Car, à l’évidence, un peu partout dans le pays, le SPD fait les frais de la grande coalition qui l’associe à Angela Merkel depuis deux législatures. Cette dernière recueille les fruits de l’image rassurante de « stabilité » qu’elle a – au moins partiellement – réussi à imposer. A l’inverse, ses partenaires sociaux-démocrates subissent l’usure du pouvoir auquel ils sont associés depuis huit ans à Berlin, mais sans réussir à se distinguer, ni à se prévaloir des quelques « avancées sociales » que l’actuelle chancelière met en avant (par exemple la création d’un salaire minimum). Avec une certaine habileté, celle-ci a pu apparaître comme volant au SPD une partie de son programme.

Il y a encore un an, Mme Merkel semblait pourtant en mauvaise posture : sa décision, prise fin août 2015, d’ouvrir grand les portes aux vagues de réfugiés (sous conseil du patronat) avait entraîné l’afflux de plus d’un million de migrants, avec les considérables difficultés qui en ont résulté. Sa popularité en avait été sérieusement affectée, au point de jeter le doute sur sa capacité à se succéder. L’accord avec la Turquie imposé par la chancelière à l’UE en mars 2016 a cependant endigué le phénomène : Ankara retient pour l’heure trois millions de migrants sur son sol.

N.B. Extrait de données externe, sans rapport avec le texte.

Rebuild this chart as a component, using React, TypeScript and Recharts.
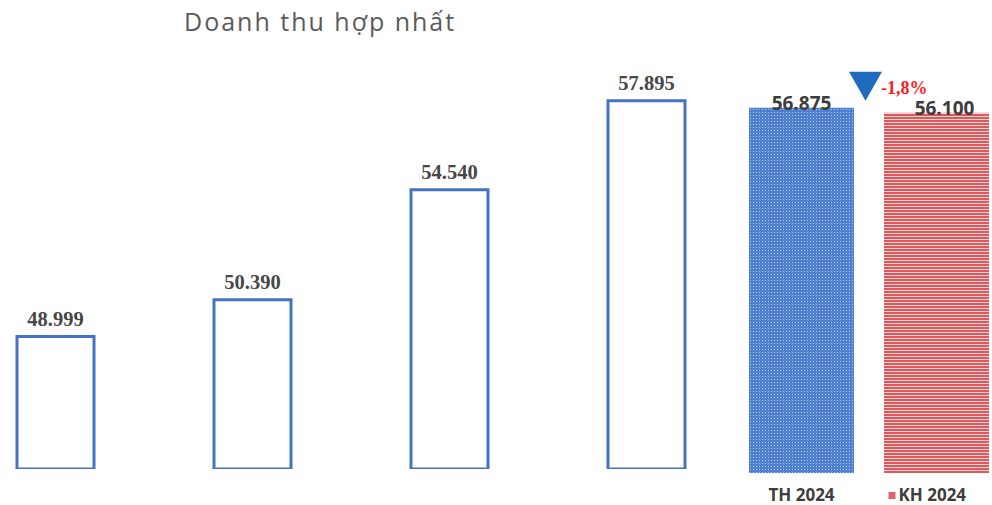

Rebond provisoire des sondages

Fin janvier, nouvelle alerte à la chancellerie : la désignation de l’ex-président de l’europarlement, Martin Schulz (photo), comme tête de liste des sociaux-démocrates pour les élections de septembre 2017 avait fait bondir les sondages en faveur du SPD, qui passa en quelques jours de 20% à 30% d’intentions de vote. M. Schulz, connu dans la bulle bruxelloise, apparaissait peu compromis dans la gestion gouvernementale à Berlin, presque un homme « neuf ».

Mais il a fallu vite déchanter : en mars dans la Sarre, puis le 7 mai dans la région du Schleswig-Holstein (nord du pays), les sociaux-démocrates essuyèrent deux déceptions. Dans le premier cas, les stratèges sociaux-démocrates avaient affirmé que c’était l’éventualité d’une alliance régionale avec Die Linke (gauche dite « radicale ») qui avait effrayé les électeurs, avec en perspective une telle coalition (SPD-Verts-Die Linke) au niveau national.

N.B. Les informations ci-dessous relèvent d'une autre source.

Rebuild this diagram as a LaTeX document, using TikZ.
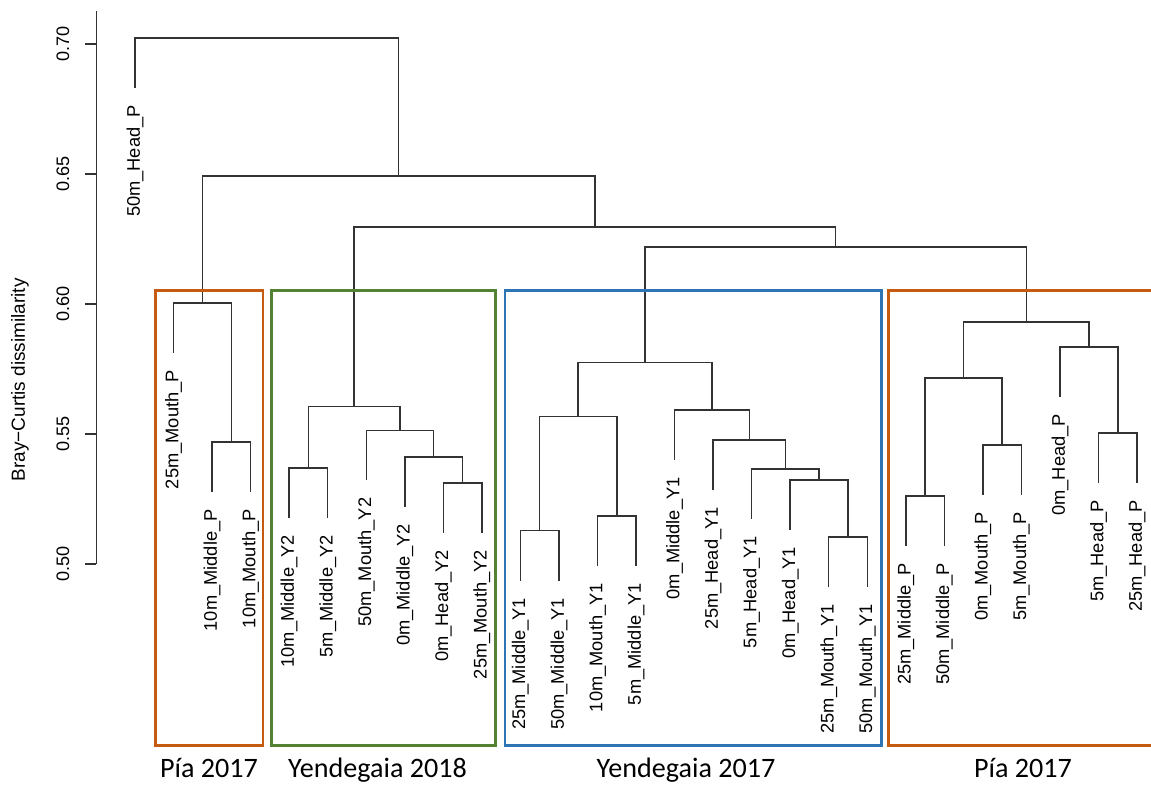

Du coup, cette fois, leurs camarades de Rhénanie du Nord-Westphalie avaient bien pris soin d’exclure cette hypothèse. Sans plus de succès. Le résultat est d’autant plus amer que M. Schulz, lui-même rhénan, avait « mouillé la chemise » et personnellement mené campagne dans sa région d’origine. Dans ces conditions, tous les observateurs s’accordent pour considérer qu’Angela Merkel a toutes les chances d’obtenir un quatrième mandat en septembre prochain. D’autant que si le FDP refait surface, il constituerait un partenaire alternatif de choix pour la CDU.

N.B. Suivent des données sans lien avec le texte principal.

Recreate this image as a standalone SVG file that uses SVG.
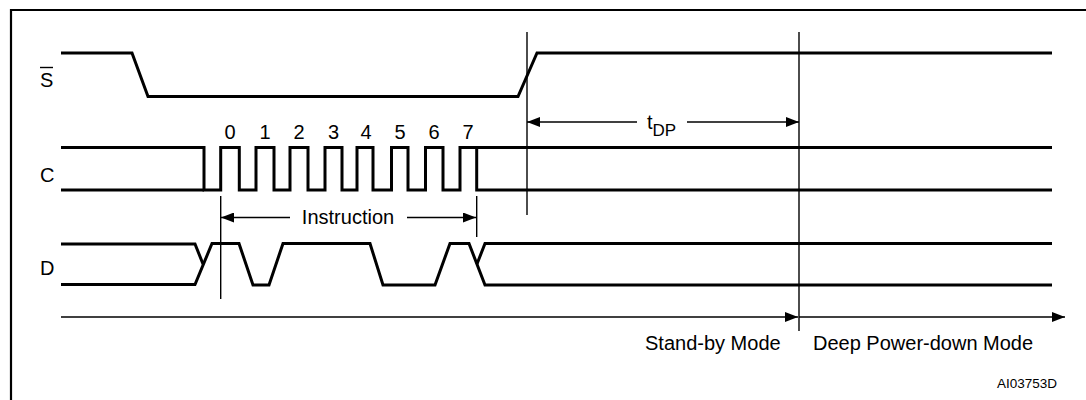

Mais l’échec social-démocrate a des raisons plus profondes que les jeux politiciens. A l’inverse de l’image couramment répandue d’une Allemagne uniformément prospère, le pays souffre d’une pauvreté qui touche des pans entiers de la population. La précarité, notamment, fait des ravages. En outre, le gouvernement fédéral encaisse les dividendes des exportations toujours plus massives, alors même que des infrastructures nationales se dégradent : au nom de la « rigueur » budgétaire, l’Etat investit peu, et les collectivités locales sont étranglées. Cela touche en particulier les services publics.

Le rôle des Verts dans le gouvernement régional sortant a largement contribué à des arbitrages « pro-environnement », c’est-à-dire en réalité anti-industriels

Cette situation dégradée se manifeste particulièrement dans le vieux Land industriel Rhénan, où des zones entières sont désormais laissées en jachère. La question de la sécurité est également durement ressentie par les plus modestes. Cerise sur le gâteau : le rôle des Verts dans le gouvernement sortant a largement contribué à des arbitrages « pro-environnement », c’est-à-dire en réalité anti-industriels.

Une réalité qui explique sans doute que plus d’un électeur sur trois n’ait pas souhaité se rendre aux urnes, malgré la très forte médiatisation qu a marqué le scrutin.